Provided data:
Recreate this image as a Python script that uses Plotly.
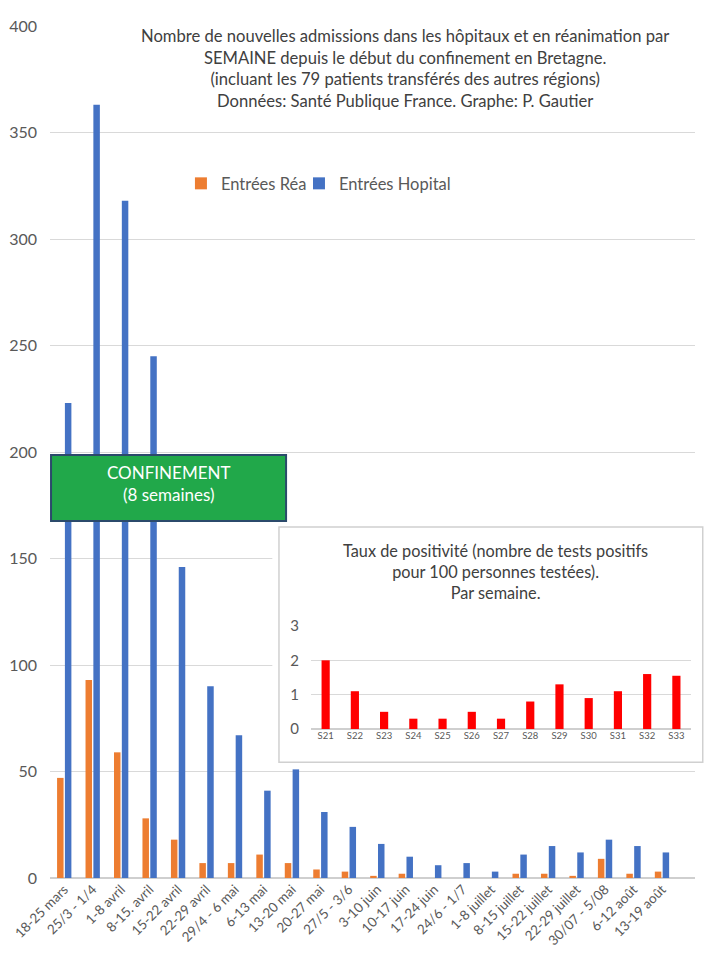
import plotly.graph_objects as go

# Semaines depuis le début du confinement
semaines = ["18-25 mars", "25/3 - 1/4", "1-8 avril", "8-15. avril", "15-22 avril",
            "22-29 avril", "29/4 - 6 mai", "6-13 mai", "13-20 mai", "20-27 mai",
            "27/5 - 3/6", "3-10 juin", "10-17 juin", "17-24 juin", "24/6 - 1/7",
            "1-8 juillet", "8-15 juillet", "15-22 juillet", "22-29 juillet",
            "30/07 - 5/08", "6-12 août", "13-19 août"]
entrees_rea = [47, 93, 59, 28, 18, 7, 7, 11, 7, 4, 3, 1, 2, 0, 0, 0, 2, 2, 1, 9, 2, 3]
entrees_hopital = [223, 363, 318, 245, 146, 90, 67, 41, 51, 31, 24, 16, 10, 6, 7, 3, 11, 15, 12, 18, 15, 12]

# Encart: taux de positivité
semaines_num = ["S21", "S22", "S23", "S24", "S25", "S26", "S27", "S28", "S29", "S30", "S31", "S32", "S33"]
taux_positivite = [2.0, 1.1, 0.5, 0.3, 0.3, 0.5, 0.3, 0.8, 1.3, 0.9, 1.1, 1.6, 1.55]

FONT = "Lato, 'Noto Sans', sans-serif"
GRID = "#D9D9D9"
TXT = "#595959"

fig = go.Figure()

fig.add_trace(go.Bar(x=semaines, y=entrees_rea, name="Entrées Réa",
                     marker=dict(color="#ED7D31", line=dict(width=0))))
fig.add_trace(go.Bar(x=semaines, y=entrees_hopital, name="Entrées Hopital", legend="legend2",
                     marker=dict(color="#4472C4", line=dict(width=0))))

fig.add_trace(go.Bar(x=semaines_num, y=taux_positivite, xaxis="x2", yaxis="y2",
                     width=0.28, marker=dict(color="#FF0000", line=dict(width=0)),
                     showlegend=False))

# helpers: paper fraction -> main axis data coords (for the inset background)
n = len(semaines)
def px(f):
    return -0.5 + f * n
def py(f):
    return f * 400

shapes = [
    # fond blanc de l'encart, au-dessus des grilles principales
    dict(type="rect", xref="x", yref="y", layer="between",
         x0=px(0.355), x1=px(1.03), y0=py(0.136), y1=py(0.412),
         fillcolor="white", line=dict(width=0)),
    # cadre de l'encart
    dict(type="rect", xref="paper", yref="paper", layer="above",
         x0=0.355, x1=1.012, y0=0.136, y1=0.412,
         fillcolor="rgba(0,0,0,0)", line=dict(color="#D0D0D0", width=1.5)),
    # bandeau confinement
    dict(type="rect", xref="paper", yref="paper", layer="above",
         x0=0.0016, x1=0.366, y0=0.419, y1=0.4965,
         fillcolor="#21A84A", line=dict(color="#2B4A6B", width=2)),
]

annotations = [
    dict(text="Nombre de nouvelles admissions dans les hôpitaux et en réanimation par<br>"
              "SEMAINE depuis le début du confinement en Bretagne.<br>"
              "(incluant les 79 patients transférés des autres régions)<br>"
              "Données: Santé Publique France. Graphe: P. Gautier",
         xref="paper", yref="paper", x=0.55, y=0.9507, showarrow=False,
         xanchor="center", yanchor="middle", font=dict(family=FONT, size=16.6, color="#404040")),
    dict(text="CONFINEMENT<br>(8 semaines)", xref="paper", yref="paper",
         x=0.184, y=0.4636, showarrow=False, xanchor="center", yanchor="middle",
         font=dict(family=FONT, size=17, color="white")),
    dict(text="Taux de positivité (nombre de tests positifs<br>pour 100 personnes testées).<br>Par semaine.",
         xref="paper", yref="paper", x=0.69, y=0.3597, showarrow=False,
         xanchor="center", yanchor="middle", font=dict(family=FONT, size=16.3, color="#404040")),
]

legend_style = dict(orientation="h", y=0.815, xanchor="left", yanchor="middle",
                    bgcolor="rgba(0,0,0,0)", font=dict(size=16.5, color=TXT), itemwidth=30)

# the page adds an 8px body margin, so the figure is smaller than the window
fig.update_layout(
    width=704, height=944,
    margin=dict(l=42, r=17, t=18, b=74),
    paper_bgcolor="white", plot_bgcolor="white",
    font=dict(family=FONT, color=TXT),
    barmode="group", bargap=0.45, bargroupgap=0.17,
    showlegend=True,
    legend=dict(x=0.203, **legend_style),
    legend2=dict(x=0.386, **legend_style),
    xaxis=dict(type="category", categoryorder="array", categoryarray=semaines,
               tickangle=-45, showgrid=False, showline=False, ticks="",
               tickfont=dict(size=13.5, color=TXT), automargin=False),
    yaxis=dict(range=[0, 400], dtick=50, showgrid=True, gridcolor=GRID, gridwidth=1,
               zeroline=True, zerolinecolor="#CFCFCF", zerolinewidth=1.5,
               showline=False, ticks="", ticklabelstandoff=12,
               tickfont=dict(size=16, color=TXT), automargin=False),
    xaxis2=dict(type="category", domain=[0.4047, 0.9938], anchor="y2",
                showgrid=False, showline=False, ticks="",
                tickfont=dict(size=9.5, color=TXT), automargin=False),
    yaxis2=dict(domain=[0.1749, 0.2958], anchor="x2", range=[0, 3], dtick=1,
                showgrid=True, gridcolor=GRID, zeroline=True, zerolinecolor="#CFCFCF",
                showline=False, ticks="", ticklabelstandoff=11,
                tickfont=dict(size=15, color=TXT), automargin=False),
    shapes=shapes,
    annotations=annotations,
)

fig.write_html("out.html")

Exercise aim: Repeat, exactly and in full, each line from the start of the data to the line that contains "return f * 400". Pictures do not go in.

Solution for this task:
Recreate this image as a Python script that uses Plotly.
import plotly.graph_objects as go

# Semaines depuis le début du confinement
semaines = ["18-25 mars", "25/3 - 1/4", "1-8 avril", "8-15. avril", "15-22 avril",
            "22-29 avril", "29/4 - 6 mai", "6-13 mai", "13-20 mai", "20-27 mai",
            "27/5 - 3/6", "3-10 juin", "10-17 juin", "17-24 juin", "24/6 - 1/7",
            "1-8 juillet", "8-15 juillet", "15-22 juillet", "22-29 juillet",
            "30/07 - 5/08", "6-12 août", "13-19 août"]
entrees_rea = [47, 93, 59, 28, 18, 7, 7, 11, 7, 4, 3, 1, 2, 0, 0, 0, 2, 2, 1, 9, 2, 3]
entrees_hopital = [223, 363, 318, 245, 146, 90, 67, 41, 51, 31, 24, 16, 10, 6, 7, 3, 11, 15, 12, 18, 15, 12]

# Encart: taux de positivité
semaines_num = ["S21", "S22", "S23", "S24", "S25", "S26", "S27", "S28", "S29", "S30", "S31", "S32", "S33"]
taux_positivite = [2.0, 1.1, 0.5, 0.3, 0.3, 0.5, 0.3, 0.8, 1.3, 0.9, 1.1, 1.6, 1.55]

FONT = "Lato, 'Noto Sans', sans-serif"
GRID = "#D9D9D9"
TXT = "#595959"

fig = go.Figure()

fig.add_trace(go.Bar(x=semaines, y=entrees_rea, name="Entrées Réa",
                     marker=dict(color="#ED7D31", line=dict(width=0))))
fig.add_trace(go.Bar(x=semaines, y=entrees_hopital, name="Entrées Hopital", legend="legend2",
                     marker=dict(color="#4472C4", line=dict(width=0))))

fig.add_trace(go.Bar(x=semaines_num, y=taux_positivite, xaxis="x2", yaxis="y2",
                     width=0.28, marker=dict(color="#FF0000", line=dict(width=0)),
                     showlegend=False))

# helpers: paper fraction -> main axis data coords (for the inset background)
n = len(semaines)
def px(f):
    return -0.5 + f * n
def py(f):
    return f * 400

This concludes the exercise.